The more you read, the more you know about your own skills to write. The more you know, the more afraid you could become about what to write. Because we have our invisible demons that whisper in soft strains about how far we can go. How frank your writing can be. How much you will let your words reveal about you. It is this fear that once again drives us back to the comfort of platitudes. It is always difficult to be the only voice of dissent in a birthday party. If you draw a line that keeps your reader away from you, this much and no further, if you decide to be the stowaway in your own ship, then your reader will walk away from you because all there is to see is the steel and skeleton of a machine.
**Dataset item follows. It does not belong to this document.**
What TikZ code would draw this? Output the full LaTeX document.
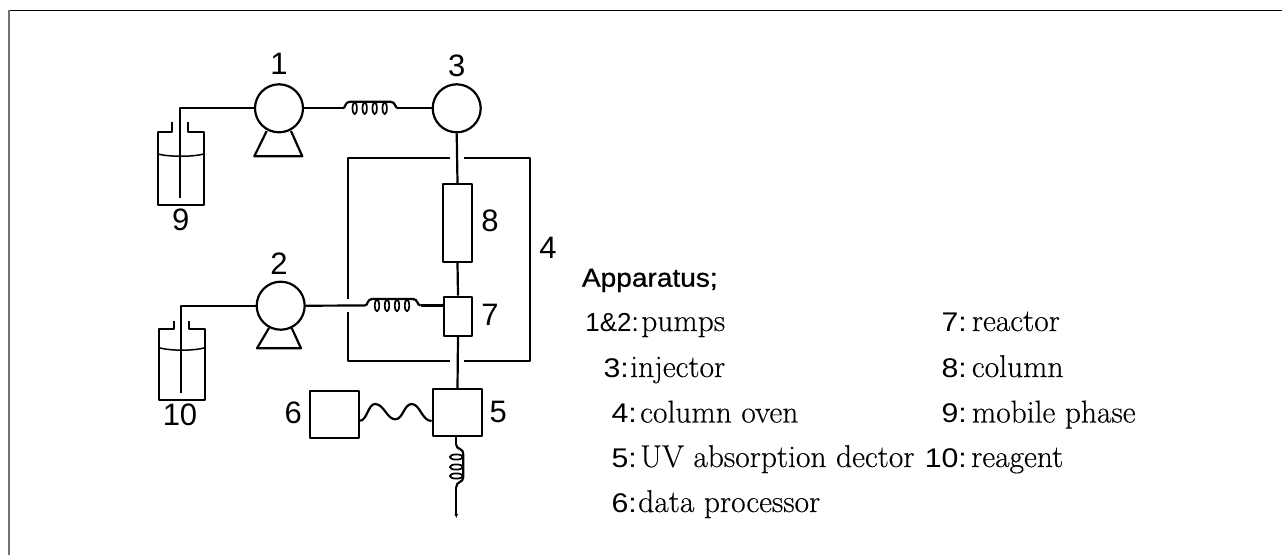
\documentclass[tikz,border=0pt]{standalone}
\usepackage{fontspec}
\usetikzlibrary{arrows.meta}
\newfontfamily\headf[FakeBold=0.8,FakeStretch=1.08]{Liberation Sans}
\newfontfamily\digf{Liberation Sans}
\newfontfamily\numf[FakeStretch=1.12]{Liberation Sans}
\newfontfamily\descf[FakeBold=0.3]{Latin Modern Roman}
\tikzset{
  x=1pt,y=-1pt,
  ln/.style={draw=black,line width=2.2pt,line join=round},
  pumpc/.style={ln,circle,minimum size=48pt,inner sep=0pt,fill=white},
  boxn/.style={ln,rectangle,inner sep=0pt,fill=white},
  lab/.style={font=\digf\fontsize{31}{31}\selectfont,inner sep=0pt},
  head/.style={font=\headf\fontsize{26}{26}\selectfont,inner sep=0pt,anchor=base west},
  num/.style={font=\numf\fontsize{27}{27}\selectfont,inner sep=0pt,anchor=base east},
  desc/.style={font=\descf\fontsize{31.5}{31.5}\selectfont,inner sep=0pt,anchor=base west},
  hcoil/.pic={
    \draw[ln] (0,0) .. controls (3,0) and (2,-6.5) .. (7,-6.5) -- (48,-6.5) .. controls (53,-6.5) and (52,0) .. (55.6,0);
    \foreach \q in {12,22,32,42} \draw[ln,line width=1.7pt] (\q,0) ellipse[x radius=2.2,y radius=5.8];
  },
  vcoil/.pic={
    \draw[ln] (0,0) .. controls (0,5) and (7,2) .. (7,10) -- (7,32) .. controls (7,38) and (0,36) .. (0,42);
    \foreach \q in {12,22,31} \draw[ln,line width=1.7pt] (0,\q) ellipse[x radius=6.5,y radius=2.6];
  },
}
\begin{document}
\begin{tikzpicture}
\useasboundingbox (0,0) rectangle (1282,555);
% frame
\draw[line width=1.5pt,black] (8,10.3) -- (1282,10.3);
\draw[line width=2pt,black!55] (9,10) -- (9,555);
% oven
\draw[ln] (450,158.3) -- (347.7,158.3) -- (347.7,299.3);
\draw[ln] (347.7,311.7) -- (347.7,361) -- (450,361);
\draw[ln] (464,361) -- (530,361) -- (530,158.3) -- (463.5,158.3);
% pumps and injector
\node[pumpc] (p1) at (279,108.3) {};
\node[pumpc] (inj) at (456.7,108.3) {};
\node[pumpc] (p2) at (280.7,305.7) {};
\draw[ln] (266.7,131) -- (254.3,156.3) -- (302.3,156.3) -- (291,131);
\draw[ln] (269,328) -- (257,348.3) -- (301,348.3) -- (291.7,328);
% column, reactor, detector, processor
\node[boxn,minimum width=29.3pt,minimum height=78pt] (col) at (457.5,223) {};
\node[boxn,minimum width=28.6pt,minimum height=39pt] (rea) at (458,316.2) {};
\node[boxn,minimum width=49.6pt,minimum height=47pt] (det) at (457.5,412.8) {};
\node[boxn,minimum width=48.7pt,minimum height=47.3pt] (proc) at (334.6,414.3) {};
% bottles
\draw[ln] (172.3,121.7) -- (172.3,131.7) -- (157.7,131.7) -- (157.7,205.3) -- (204,205.3) -- (204,131.7) -- (188,131.7) -- (188,121.7);
\draw[ln,line width=1.5pt] (157.7,154) .. controls (170,157) and (192,157) .. (204,154);
\draw[ln] (173.7,320.7) -- (173.7,329.3) -- (158.7,329.3) -- (158.7,400) -- (205.3,400) -- (205.3,329.3) -- (189.3,329.3) -- (189.3,320.7);
\draw[ln,line width=1.5pt] (158.7,347.7) .. controls (171,351) and (193,351) .. (205.3,347.7);
% tube ends
\coordinate (t9) at (180,198);
\coordinate (t10) at (181,392.7);
\draw[ln] (t9) -- (t9|-p1.west) -- (p1.west);
\draw[ln] (t10) -- (t10|-p2.west) -- (p2.west);
% coils
\coordinate (c1a) at (342.7,108.3);
\coordinate (c1b) at (398.3,108.3);
\coordinate (c2a) at (365,305.5);
\coordinate (c2b) at (420.6,305.5);
\coordinate (c3a) at (456.3,445);
\coordinate (c3b) at (456.3,487);
\coordinate (drain) at (456.3,518);
\draw[ln] (p1.east) -- (c1a);
\pic at (c1a) {hcoil};
\draw[ln] (c1b) -- (inj.west);
\draw[ln] (p2.east) -- (c2a);
\pic at (c2a) {hcoil};
\draw[ln] (c2b) -- (c2b-|rea.west);
\draw[ln] (inj.south) -- (col.north);
\draw[ln] (col.south) -- (rea.north);
\draw[ln] (rea.south) -- (det.north);
\draw[ln] (det.south-|c3a) -- (c3a);
\pic at (c3a) {vcoil};
\draw[ln,-{Latex[length=4pt,width=4pt]}] (c3b) -- (drain);
\draw[ln] (proc.east|-0,420.7) .. controls (367,420.7) and (368,404) .. (375,404)
  .. controls (384,404) and (387,419.3) .. (395.3,419.3)
  .. controls (403,419.3) and (404,404) .. (411.7,404)
  .. controls (420,404) and (422,421) .. (det.west|-0,421);
% labels
\node[lab] (l1) at (279,64) {1};
\node[lab] (l3) at (456.7,66) {3};
\node[lab] (l2) at (279,263.3) {2};
\node[lab] (l9) at (180.7,220) {9};
\node[lab] (l10) at (180,415) {10};
\node[lab] (l8) at (490,221) {8};
\node[lab] (l7) at (490,315) {7};
\node[lab] (l4) at (548,248) {4};
\node[lab] (l5) at (498.3,411.7) {5};
\node[lab] (l6) at (293.3,413.3) {6};
% legend
\node[head] (h) at (581.7,286.7) {Apparatus;};
\node[num,font=\digf\fontsize{26}{26}\selectfont] (n12) at (639,331) {1\&2:};
\node[desc] (d12) at (641,331) {pumps};
\node[num] (n3) at (629,377) {3:};
\node[desc] (d3) at (630,377) {injector};
\node[num] (n4) at (637,422.5) {4:};
\node[desc] (d4) at (640,422.5) {column oven};
\node[num] (n5) at (637,467) {5:};
\node[desc] (d5) at (640,467) {UV absorption dector};
\node[num] (n6) at (637,512) {6:};
\node[desc] (d6) at (638,512) {data processor};
\node[num] (n7) at (967,331) {7:};
\node[desc] (d7) at (971.7,331) {reactor};
\node[num] (n8) at (967,377) {8:};
\node[desc] (d8) at (971.7,377) {column};
\node[num] (n9) at (967,422.5) {9:};
\node[desc] (d9) at (971.7,422.5) {mobile phase};
\node[num] (n10) at (967,467) {10:};
\node[desc] (d10) at (971,467) {reagent};
\end{tikzpicture}
\end{document}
This is true of not just writers writing about atrocities but writers in general.A lot of Indian writers for children, especially, are so painfully imitative of their western counterparts because of their fear to take the plunge and be original. They’d rather be derivatives of Enid Blyton or Rowling because they are safe zones. Happy to be the Indian Blyton, the Indian Rowling. It is this dead-end that must be clawed open to reveal new worlds. Or all you can do is to hopelessly throw yourself against the wall and wish for Platform 9 3/4 to open up.
I’d love to open the newspaper one day and feel scared. The way it’s going now, I think I’ll read my own obituary and stifle a yawn. I want the writers who are penning their reports to wake me up with their rage. I don’t want to read what I already know. Please tell me something new or am going to break up with you.